What is the Sports Illustrated Swimsuit Issue Indicator
The Sports Illustrated Swimsuit Issue Indicator is an economic indicator which correlates the performance of the S&P 500 in a given year with the nationality of the model who appears on the cover of that year’s Sports Illustrated Swimsuit issue.
Market Indicators: InvestoTrivia
BREAKING DOWN Sports Illustrated Swimsuit Issue Indicator
The Sports Illustrated Swimsuit Issue Indicator is an economic indicator which holds that the U.S. stock market performs better in years when the model on the cover of the Sports Illustrated Swimsuit issue is American. The indicator suggests that when the cover model is from the U.S., the S&P 500 will generate a return above its historical rate, while a non-American cover model leads to underperformance by the S&P 500 for the year.
Bespoke Investment Group initially proposed a correlation between the performance of the S&P 500 and the nationality of the Sports Illustrated Swimsuit Issue cover model.
Tracking data from 1978, analysts have noted that overall returns on the S&P 500 are better in years with cover models who are American, while non-American models tend to indicate less spectacular returns. Between 1978 and 2012, Sports Illustrated featured 19 American models and in those years, the overall S&P 500 average return was a 14.3 percent gain, with positive returns 88.2 percent of the time. The 17 years in which non-American models were featured saw an average S&P 500 gain of 10.8 percent, with positive returns 76.5 percent of the time. A frequently-cited example is 1997, the year American model Tyra Banks graced the Sports Illustrated cover, and the S&P 500 was up 34.1 percent.
As with many popular culture based indicators, this is not a precise measure. In fact, in 2008, when Sports Illustrated featured American model Marissa Miller on its cover, the S&P 500 plummeted, significantly skewing the averages for this indicator.
While the Sports Illustrated Swimsuit issue has been an annual publication since the 1950’s, the nationalities of the cover models were not always made available until 1978.
Economic Indicators in Popular Culture
Just one of many indicators rooted in popular culture phenomena, the Sports Illustrated Swimsuit Issue Indicator stands alongside a host of other indicators posed by analysts and investors since the beginning of the stock market. These indicators describe market tendencies and possess limited accuracy, but they remain intriguing ways to look at the ways culture and markets interact.
Some other indicators include:
The Super Bowl Indicator, which suggests that the stock market will decline when a team from the American Football Conference wins the Super Bowl, and that an upswing will occur when the National Football Conference team wins.
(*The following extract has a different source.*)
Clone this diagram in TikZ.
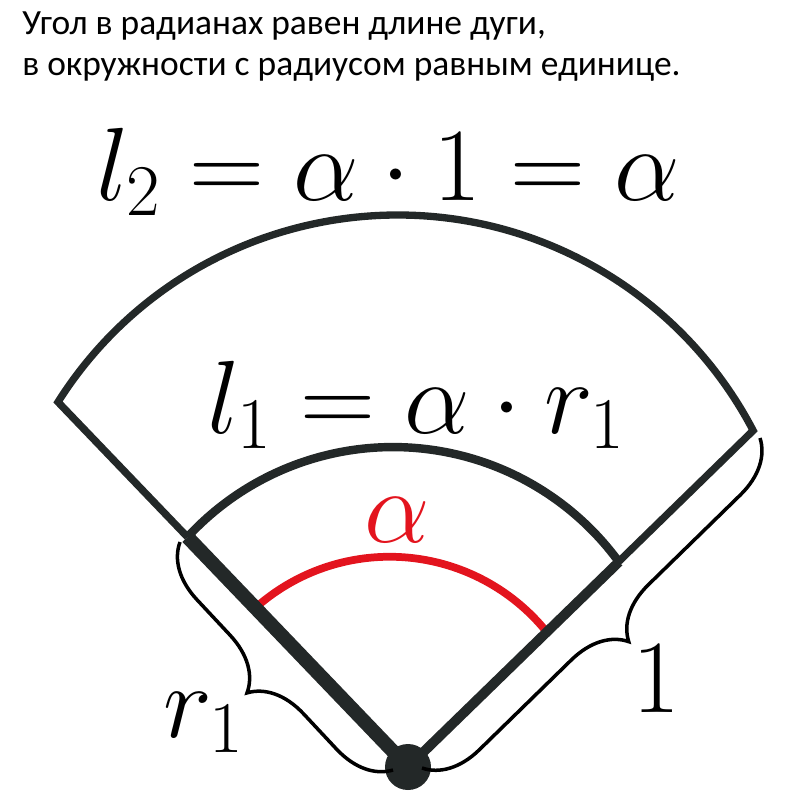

Introduced in 1978 by sportswriter Leonard Koppett, this indicator boasts only an 80% accuracy and, as with the Sports Illustrated Swimsuit Issue indicator, failed to accurately predict the 2008 downturn.
The Hemline Indicator, which proposes that skirt hemlines are higher when the economy is performing better, such as the high hemlines of 1990’s when the tech bubble was forming. This indicator was first posed in 1925 by George Taylor of the Wharton School of Business.
The Men’s Underwear Indicator, a favorite of former Fed Chair Alan Greenspan, which suggests that declines in the sales of men’s underwear indicate a poor overall state of the economy, while an upswing in underwear sales predicts an improving economy.